Le drame du Faiseur réside dans les effets des variations de la dette, des allées et venues des créanciers, des hauts et des bas des actions, du cours même de la Bourse et de ces montagnes russes que représentent débit et crédit sur le comportement le plus profond des personnages.
Aussi avons-nous cherché avec les acteurs, et au travers l’espace scénique, un dispositif à l’équilibre instable, qui soumette les sujets à leurs inclinaisons différentielles comme à leurs pentes vertigineuses. Autant de possibles métaphores des prix et des valeurs, des ascensions et des faillites. « Plateau », ai-je remarqué, c’est le nom ordinaire de la scène, mais c’est aussi le nom de ceux de la balance, dont la pratique nous apprend qu’elle doit être en équilibre !
Le génie du héros Mercadet, qui est une sorte de déséquilibré à sa façon, c’est d’aller toujours de l’avant, de faire sans cesse pencher la balance et de se conformer bien plutôt aux fluctuations du monde qu’aux conforts de la famille.

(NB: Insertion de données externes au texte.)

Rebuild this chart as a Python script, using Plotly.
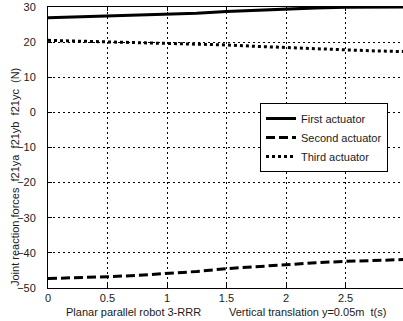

Ce en quoi il est assurément notre contemporain, car on nous dit qu’il faut trouver la stabilité dans un monde en crise, mais nous sommes bien plutôt comme ces navigateurs dans la tempête qui résistent aux roulis et aux tangages du vaisseau, que de paisibles passagers calfeutrés dans leur cabine.
C’est à cette aventure que j’ai cru bon livrer les treize acteurs et actrices qui me font le bonheur de m’accompagner. Avec Le Faiseur nous retrouvons certains de nos thèmes de prédilection : un tissu familial et social régi par le mensonge, une écrasante figure paternelle, une enfance qui s’éloigne, un adulte en devenir, la naissance de l’amour… Après les contrées lointaines où nous venons de tourner, tous ont accepté de s’engager dans cette navigation balzacienne.